The controversy surrounding Jeanine Cummins' new novel, American Dirt, reached fever pitch this week as members of the Latinx community called the book out for appropriating their culture.
American Dirt follows the story of a Mexican woman fleeing with her young son to the United States after a drug cartel massacre.
Cummins is not Mexican, or a migrant, and criticisms were raised over whether the American author should have told the story at all, and further debate raged over its marketing tactics. It has also faced criticism due to its reliance on migrant stereotypes.
The uproar has led to American Dirt publisher Flatiron Books cancelling Cummins' book tour due to safety concerns.
"Based on specific threats to booksellers and the author, we believe there exists real peril to their safety," Bob Miller, Flatiron's president and publisher, said in an announcement.
"The discussion around this book has exposed deep inadequacies in how we at Flatiron Books address issues of representation, both in the books we publish and in the teams that work on them."
Miller went on to apologise for specific aspects of the novel's marketing campaign, including claiming that "it was a novel that defined the migrant experience", and saying that Cummins's husband was an undocumented migrant, while not specifying that he was from Ireland. He also apologised for using barbed wire as a centrepiece at a bookseller dinner in May 2019 "that replicated the book jacket so tastelessly".
"We can now see how insensitive those and other decisions were, and we regret them," Miller said.
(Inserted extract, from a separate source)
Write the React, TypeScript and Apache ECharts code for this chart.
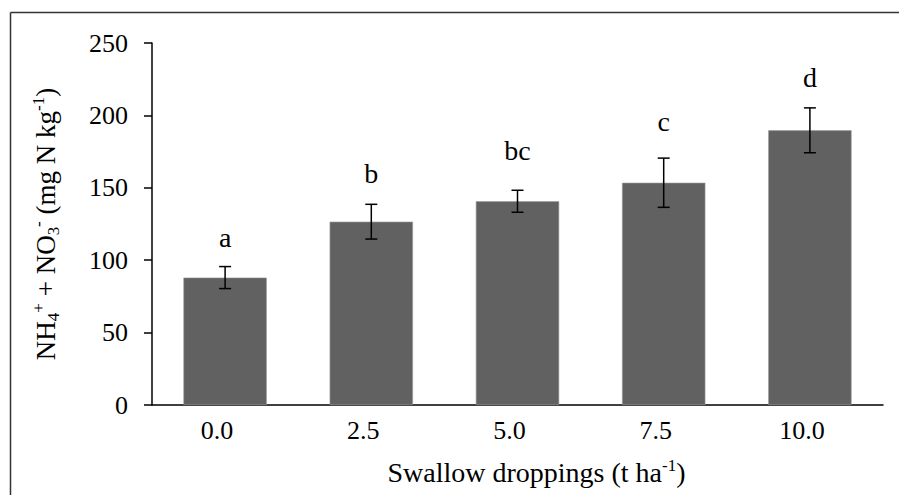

The book, which was only released on Tuesday, January 21, was widely praised by Oprah Winfrey, and the television mogul selected it as her book club pick last week.
Since then, about 100 well-known authors have written an open letter to Winfrey, and posted it on literary website Literary Hub, calling for her to remove it as her book club pick.
However, the book has also been praised by a number of prominent authors.
Miller has been quick to jump to Cummins' defense, saying it was a fault of the publisher rather than the author.
In his statement, Miller admitted he had been "surprised by the anger that has emerged from members of the Latinx and publishing communities".
"The fact that we were surprised is indicative of a problem, which is that in positioning this novel, we failed to acknowledge our own limits," he wrote.
"We are saddened that a work of fiction that was well-intentioned has led to such vitriolic rancour."
Winfrey has since posted a video to Instagram to address the furore, with an accompanying statement that said: "We've read and continue to read your comments. It's clear that we need to have a different kind of conversation about American Dirt and we welcome everyone's thoughts and opinions in our community."